The rules establish a tiered scheme of environmental compensation for non-fulfilment of EPR targets, payable into a dedicated account, with a partial refund mechanism if the shortfall is made good within a stipulated period. The CPCB is empowered to set floor and ceiling prices for EPR certificate transactions to prevent both market collapse and rent-seeking, a power exercised through subsequent guidelines. Provisions on the reduction of hazardous substances (RoHS) continue from the previous regime, restricting lead, mercury, cadmium, hexavalent chromium and specified flame retardants beyond threshold concentrations, with random sampling by the CPCB to verify compliance. The rules also formalise the role of refurbishers and mandate that recyclers maintain records of quantities handled, channelled and disposed, subject to audit.
By 2023 the operational picture had taken shape across Indian capitals and state regulators. The CPCB portal at New Delhi became the single registration node; producers such as consumer-electronics and IT firms registered their brands and reported placed-on-market data, while State Pollution Control Boards in industrial states—Maharashtra, Tamil Nadu, Karnataka, Gujarat and Uttar Pradesh—handled facility inspections. In 2023 the MoEFCC notified the floor and ceiling pricing of EPR certificates through amendment, after industry representations that an unregulated market would depress recycler revenues. The Confederation of Indian Industry and several producer associations engaged the ministry on target feasibility and the inclusion of solar modules, whose recycling obligations were deferred and phased given the long operational life of installed panels.

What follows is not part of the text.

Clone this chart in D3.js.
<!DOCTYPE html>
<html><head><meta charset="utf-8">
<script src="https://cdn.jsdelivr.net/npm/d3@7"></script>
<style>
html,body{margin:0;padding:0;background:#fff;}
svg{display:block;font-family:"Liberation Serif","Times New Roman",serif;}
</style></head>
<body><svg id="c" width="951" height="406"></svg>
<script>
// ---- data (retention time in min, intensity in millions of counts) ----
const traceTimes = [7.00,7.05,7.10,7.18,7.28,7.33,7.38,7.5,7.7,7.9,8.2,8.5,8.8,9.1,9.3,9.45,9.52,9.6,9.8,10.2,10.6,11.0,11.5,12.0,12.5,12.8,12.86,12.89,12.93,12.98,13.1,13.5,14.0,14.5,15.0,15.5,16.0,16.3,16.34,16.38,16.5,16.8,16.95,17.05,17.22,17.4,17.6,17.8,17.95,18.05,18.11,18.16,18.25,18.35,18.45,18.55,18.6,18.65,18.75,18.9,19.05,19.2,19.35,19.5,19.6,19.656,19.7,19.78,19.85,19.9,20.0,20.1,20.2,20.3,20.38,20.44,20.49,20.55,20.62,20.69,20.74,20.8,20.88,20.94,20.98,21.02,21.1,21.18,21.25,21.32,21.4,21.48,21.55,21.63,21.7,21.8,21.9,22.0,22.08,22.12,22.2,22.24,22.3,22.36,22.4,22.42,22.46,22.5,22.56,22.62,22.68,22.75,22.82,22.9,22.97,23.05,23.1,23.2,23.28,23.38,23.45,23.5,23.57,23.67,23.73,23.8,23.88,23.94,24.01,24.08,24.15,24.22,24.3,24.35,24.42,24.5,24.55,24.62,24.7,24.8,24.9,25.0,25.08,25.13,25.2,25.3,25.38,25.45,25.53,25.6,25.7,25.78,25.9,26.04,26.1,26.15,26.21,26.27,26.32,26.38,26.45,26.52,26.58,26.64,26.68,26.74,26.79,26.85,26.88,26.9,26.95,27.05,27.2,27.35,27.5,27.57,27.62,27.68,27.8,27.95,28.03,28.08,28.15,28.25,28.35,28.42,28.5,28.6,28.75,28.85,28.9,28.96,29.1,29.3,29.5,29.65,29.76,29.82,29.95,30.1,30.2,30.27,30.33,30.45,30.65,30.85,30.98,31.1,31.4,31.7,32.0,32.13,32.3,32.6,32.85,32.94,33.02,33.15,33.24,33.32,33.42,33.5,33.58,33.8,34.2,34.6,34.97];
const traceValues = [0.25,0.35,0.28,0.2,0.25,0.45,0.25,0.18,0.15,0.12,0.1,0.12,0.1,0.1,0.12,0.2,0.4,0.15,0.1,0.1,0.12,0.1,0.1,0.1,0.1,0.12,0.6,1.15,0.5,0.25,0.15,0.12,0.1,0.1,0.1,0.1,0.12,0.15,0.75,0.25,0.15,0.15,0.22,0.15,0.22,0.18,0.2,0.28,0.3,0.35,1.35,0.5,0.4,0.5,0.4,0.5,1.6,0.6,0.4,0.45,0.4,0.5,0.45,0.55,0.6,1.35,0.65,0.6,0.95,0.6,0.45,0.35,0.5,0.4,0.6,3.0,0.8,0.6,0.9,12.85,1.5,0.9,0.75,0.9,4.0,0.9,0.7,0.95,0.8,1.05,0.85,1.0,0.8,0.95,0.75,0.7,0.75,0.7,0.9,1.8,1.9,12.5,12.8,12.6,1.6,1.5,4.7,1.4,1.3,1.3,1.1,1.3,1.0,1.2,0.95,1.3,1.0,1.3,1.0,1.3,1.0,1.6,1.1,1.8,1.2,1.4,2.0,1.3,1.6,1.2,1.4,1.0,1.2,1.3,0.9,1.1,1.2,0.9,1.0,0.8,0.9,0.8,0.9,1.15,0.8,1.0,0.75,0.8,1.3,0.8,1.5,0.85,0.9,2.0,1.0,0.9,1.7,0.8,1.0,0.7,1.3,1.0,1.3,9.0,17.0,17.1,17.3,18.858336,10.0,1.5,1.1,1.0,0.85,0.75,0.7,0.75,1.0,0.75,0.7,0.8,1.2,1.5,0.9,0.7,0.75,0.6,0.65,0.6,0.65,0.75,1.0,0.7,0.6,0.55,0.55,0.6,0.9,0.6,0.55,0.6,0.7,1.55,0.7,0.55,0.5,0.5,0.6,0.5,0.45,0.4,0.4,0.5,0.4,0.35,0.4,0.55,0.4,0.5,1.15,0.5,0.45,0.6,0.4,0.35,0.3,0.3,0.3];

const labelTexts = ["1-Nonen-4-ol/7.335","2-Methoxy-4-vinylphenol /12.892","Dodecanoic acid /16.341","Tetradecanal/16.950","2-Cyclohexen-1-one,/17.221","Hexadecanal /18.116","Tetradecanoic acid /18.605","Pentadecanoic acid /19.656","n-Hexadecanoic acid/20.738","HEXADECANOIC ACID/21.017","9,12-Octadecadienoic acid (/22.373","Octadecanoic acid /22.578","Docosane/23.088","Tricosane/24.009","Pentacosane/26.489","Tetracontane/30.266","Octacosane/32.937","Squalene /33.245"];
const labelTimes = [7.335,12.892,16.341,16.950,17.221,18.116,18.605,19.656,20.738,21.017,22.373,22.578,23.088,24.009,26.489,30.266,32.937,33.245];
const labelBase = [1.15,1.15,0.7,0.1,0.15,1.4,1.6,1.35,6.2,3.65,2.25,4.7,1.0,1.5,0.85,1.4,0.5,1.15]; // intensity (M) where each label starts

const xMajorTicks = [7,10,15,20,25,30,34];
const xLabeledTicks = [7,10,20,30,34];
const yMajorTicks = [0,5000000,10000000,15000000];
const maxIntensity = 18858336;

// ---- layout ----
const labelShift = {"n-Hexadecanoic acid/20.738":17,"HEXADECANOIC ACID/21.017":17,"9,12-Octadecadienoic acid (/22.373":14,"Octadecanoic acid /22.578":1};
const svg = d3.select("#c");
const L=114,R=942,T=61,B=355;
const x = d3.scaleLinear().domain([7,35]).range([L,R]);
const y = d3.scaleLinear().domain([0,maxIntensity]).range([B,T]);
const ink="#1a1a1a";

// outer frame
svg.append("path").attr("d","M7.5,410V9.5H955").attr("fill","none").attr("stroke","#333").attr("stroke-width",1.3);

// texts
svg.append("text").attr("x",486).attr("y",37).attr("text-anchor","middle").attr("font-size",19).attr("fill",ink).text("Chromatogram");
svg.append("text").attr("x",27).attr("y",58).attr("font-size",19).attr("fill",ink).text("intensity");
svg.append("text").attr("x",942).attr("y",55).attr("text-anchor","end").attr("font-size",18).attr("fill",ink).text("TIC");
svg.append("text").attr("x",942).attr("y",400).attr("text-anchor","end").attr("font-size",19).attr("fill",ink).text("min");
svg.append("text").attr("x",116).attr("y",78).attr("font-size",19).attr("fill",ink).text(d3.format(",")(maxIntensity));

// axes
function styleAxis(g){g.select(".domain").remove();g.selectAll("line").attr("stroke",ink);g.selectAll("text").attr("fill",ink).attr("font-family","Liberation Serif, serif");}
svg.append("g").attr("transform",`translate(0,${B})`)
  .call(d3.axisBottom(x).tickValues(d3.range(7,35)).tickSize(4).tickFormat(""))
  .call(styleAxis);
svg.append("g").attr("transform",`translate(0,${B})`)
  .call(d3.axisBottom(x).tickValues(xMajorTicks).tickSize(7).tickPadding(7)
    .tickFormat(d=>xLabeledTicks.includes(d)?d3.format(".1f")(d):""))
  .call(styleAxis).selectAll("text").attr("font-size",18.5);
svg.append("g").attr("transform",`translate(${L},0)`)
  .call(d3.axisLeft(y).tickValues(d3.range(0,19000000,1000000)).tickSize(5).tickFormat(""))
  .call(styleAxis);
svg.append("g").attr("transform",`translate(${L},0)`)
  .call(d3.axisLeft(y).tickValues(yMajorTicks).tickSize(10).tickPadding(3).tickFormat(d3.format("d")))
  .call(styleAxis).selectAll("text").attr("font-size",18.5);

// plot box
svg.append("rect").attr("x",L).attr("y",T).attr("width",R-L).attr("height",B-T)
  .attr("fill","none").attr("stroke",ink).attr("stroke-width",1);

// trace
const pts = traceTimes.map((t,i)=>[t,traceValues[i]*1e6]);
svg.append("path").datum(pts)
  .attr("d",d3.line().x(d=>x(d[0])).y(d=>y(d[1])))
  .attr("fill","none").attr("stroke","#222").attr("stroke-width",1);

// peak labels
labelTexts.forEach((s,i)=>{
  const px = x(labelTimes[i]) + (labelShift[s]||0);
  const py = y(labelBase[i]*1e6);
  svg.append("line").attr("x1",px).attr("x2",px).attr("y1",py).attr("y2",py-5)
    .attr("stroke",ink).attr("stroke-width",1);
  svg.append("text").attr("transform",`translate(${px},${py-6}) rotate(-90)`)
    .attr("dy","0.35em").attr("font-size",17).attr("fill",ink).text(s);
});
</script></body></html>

The 2022 Rules must be distinguished from adjacent Indian waste regulations notified under the same parent Act. The Plastic Waste Management Rules 2016 and the Hazardous and Other Wastes (Management and Transboundary Movement) Rules 2016 operate on overlapping EPR logic but cover distinct waste streams; e-waste that contains plastic or hazardous fractions is governed by the e-waste rules at the equipment level and handed to authorised recyclers, not treated as ordinary hazardous waste. The Battery Waste Management Rules 2022, notified in the same year, govern battery collection separately, so batteries embedded in electronic devices fall at the regulatory interface between the two instruments. The e-waste regime is also distinct from the Basel Convention's transboundary movement controls, although India's import restrictions on used electronics derive from Basel obligations.

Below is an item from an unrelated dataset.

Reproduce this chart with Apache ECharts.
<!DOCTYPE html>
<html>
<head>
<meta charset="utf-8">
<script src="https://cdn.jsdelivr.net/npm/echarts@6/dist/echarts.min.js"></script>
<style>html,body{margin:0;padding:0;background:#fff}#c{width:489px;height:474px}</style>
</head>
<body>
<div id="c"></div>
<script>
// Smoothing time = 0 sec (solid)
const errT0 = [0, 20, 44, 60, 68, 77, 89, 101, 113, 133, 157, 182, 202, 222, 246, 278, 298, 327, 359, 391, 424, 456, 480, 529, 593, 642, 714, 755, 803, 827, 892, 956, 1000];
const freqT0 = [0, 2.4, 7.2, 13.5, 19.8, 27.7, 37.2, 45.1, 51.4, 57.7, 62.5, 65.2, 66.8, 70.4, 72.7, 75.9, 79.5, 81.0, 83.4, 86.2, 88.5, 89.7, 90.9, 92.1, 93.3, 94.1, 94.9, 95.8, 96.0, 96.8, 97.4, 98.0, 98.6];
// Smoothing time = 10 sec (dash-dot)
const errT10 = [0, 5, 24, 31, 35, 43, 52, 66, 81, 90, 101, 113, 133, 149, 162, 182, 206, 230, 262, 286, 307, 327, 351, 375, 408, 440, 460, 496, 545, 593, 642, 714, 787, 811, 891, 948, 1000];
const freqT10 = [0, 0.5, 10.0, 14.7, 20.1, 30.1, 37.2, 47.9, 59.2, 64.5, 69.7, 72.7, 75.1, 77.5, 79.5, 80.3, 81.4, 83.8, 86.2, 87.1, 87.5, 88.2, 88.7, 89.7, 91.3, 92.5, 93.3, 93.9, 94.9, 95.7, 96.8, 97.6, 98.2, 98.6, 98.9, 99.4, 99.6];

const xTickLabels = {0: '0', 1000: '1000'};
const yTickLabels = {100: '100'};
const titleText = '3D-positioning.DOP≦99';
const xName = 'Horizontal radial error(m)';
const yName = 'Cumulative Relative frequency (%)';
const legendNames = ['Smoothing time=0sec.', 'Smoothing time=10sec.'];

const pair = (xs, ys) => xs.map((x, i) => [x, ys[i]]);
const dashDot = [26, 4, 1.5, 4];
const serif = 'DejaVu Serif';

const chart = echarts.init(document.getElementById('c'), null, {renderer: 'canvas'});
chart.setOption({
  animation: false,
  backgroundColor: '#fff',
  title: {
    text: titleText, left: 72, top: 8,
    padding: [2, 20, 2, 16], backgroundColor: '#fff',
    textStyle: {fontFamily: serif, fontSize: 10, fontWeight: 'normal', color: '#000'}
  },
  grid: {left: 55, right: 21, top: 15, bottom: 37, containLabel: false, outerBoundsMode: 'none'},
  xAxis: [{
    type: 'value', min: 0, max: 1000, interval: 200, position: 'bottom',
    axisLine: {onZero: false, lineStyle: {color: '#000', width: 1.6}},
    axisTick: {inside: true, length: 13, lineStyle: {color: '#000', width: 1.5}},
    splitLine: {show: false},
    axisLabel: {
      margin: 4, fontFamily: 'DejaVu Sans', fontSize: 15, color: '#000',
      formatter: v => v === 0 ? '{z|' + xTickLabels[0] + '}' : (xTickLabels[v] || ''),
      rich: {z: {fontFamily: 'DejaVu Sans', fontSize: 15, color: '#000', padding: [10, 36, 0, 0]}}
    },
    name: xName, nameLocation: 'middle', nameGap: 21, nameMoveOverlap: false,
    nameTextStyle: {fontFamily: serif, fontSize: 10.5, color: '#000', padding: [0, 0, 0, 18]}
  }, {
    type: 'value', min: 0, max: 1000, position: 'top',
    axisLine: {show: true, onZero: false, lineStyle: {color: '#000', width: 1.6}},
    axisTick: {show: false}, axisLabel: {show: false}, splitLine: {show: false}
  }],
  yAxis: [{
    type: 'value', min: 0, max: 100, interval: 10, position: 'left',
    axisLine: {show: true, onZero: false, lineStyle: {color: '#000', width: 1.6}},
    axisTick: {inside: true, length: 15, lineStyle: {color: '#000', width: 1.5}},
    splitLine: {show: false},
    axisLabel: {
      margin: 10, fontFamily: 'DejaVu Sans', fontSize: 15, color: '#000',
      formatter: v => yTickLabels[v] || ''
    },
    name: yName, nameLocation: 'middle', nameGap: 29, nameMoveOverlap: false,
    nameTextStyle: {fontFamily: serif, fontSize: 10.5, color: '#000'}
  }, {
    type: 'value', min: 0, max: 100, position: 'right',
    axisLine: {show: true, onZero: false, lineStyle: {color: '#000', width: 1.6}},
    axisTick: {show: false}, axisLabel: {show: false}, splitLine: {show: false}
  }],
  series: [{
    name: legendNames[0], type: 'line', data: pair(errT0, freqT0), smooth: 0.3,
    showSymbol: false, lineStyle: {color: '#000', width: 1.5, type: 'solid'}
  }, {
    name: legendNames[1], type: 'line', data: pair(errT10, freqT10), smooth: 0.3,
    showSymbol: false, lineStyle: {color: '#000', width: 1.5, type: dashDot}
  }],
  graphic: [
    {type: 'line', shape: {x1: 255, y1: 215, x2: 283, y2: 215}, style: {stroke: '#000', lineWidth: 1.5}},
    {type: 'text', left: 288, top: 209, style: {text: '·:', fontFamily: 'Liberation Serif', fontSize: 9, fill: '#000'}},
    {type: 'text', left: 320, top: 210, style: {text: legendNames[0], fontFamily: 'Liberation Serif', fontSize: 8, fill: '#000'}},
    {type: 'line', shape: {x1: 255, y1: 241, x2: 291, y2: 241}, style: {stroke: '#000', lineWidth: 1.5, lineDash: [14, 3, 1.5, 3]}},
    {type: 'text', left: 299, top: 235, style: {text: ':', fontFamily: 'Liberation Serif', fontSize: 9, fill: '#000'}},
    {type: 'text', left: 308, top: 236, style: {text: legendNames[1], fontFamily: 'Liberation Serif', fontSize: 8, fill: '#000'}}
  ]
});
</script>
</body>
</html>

Several controversies attend the framework. Critics, including civil-society groups and parliamentary observers, note that an estimated majority of India's e-waste is still processed by the informal sector—unregistered dismantlers and acid-bath recyclers operating in clusters such as Seelampur in Delhi and Moradabad in Uttar Pradesh—whom the certificate-trading model does not directly absorb. The market-based design risks creating paper certificates without commensurate physical recycling if portal verification is weak, a concern raised about analogous plastic-waste EPR credits. The deferral of meaningful solar-module obligations, despite India's large renewable rollout, has drawn comment given the volume of panel waste anticipated in the 2030s and beyond. Enforcement capacity at the state level remains uneven.
For the working practitioner—a desk officer, environmental-policy researcher or candidate preparing for civil-services examinations—the E-Waste Rules 2022 exemplify the migration of Indian environmental governance from command-and-control prescription toward market-instrument regulation, mirroring carbon-credit and plastic-credit designs. Understanding the EPR-certificate mechanism, the CPCB portal, the 106-item Schedule I scope, the RoHS thresholds and the informal-sector gap equips an analyst to assess both the rules' design logic and its implementation deficits. The framework is a recurring subject in General Studies Paper III on environment and is central to any policy assessment of India's circular-economy and resource-security objectives.
Example
In November 2022, India's MoEFCC notified the E-Waste (Management) Rules 2022, mandating that producers register on the CPCB portal and meet rising EPR recycling targets across 106 electronic items from April 2023.
Frequently asked questions
The 2022 Rules expanded coverage from 21 categories to 106 electrical and electronic items in Schedule I and added solar PV modules. Most significantly, they replaced the producer-responsibility-organisation collection model with a centralised, market-based EPR-certificate trading system administered through a CPCB online portal.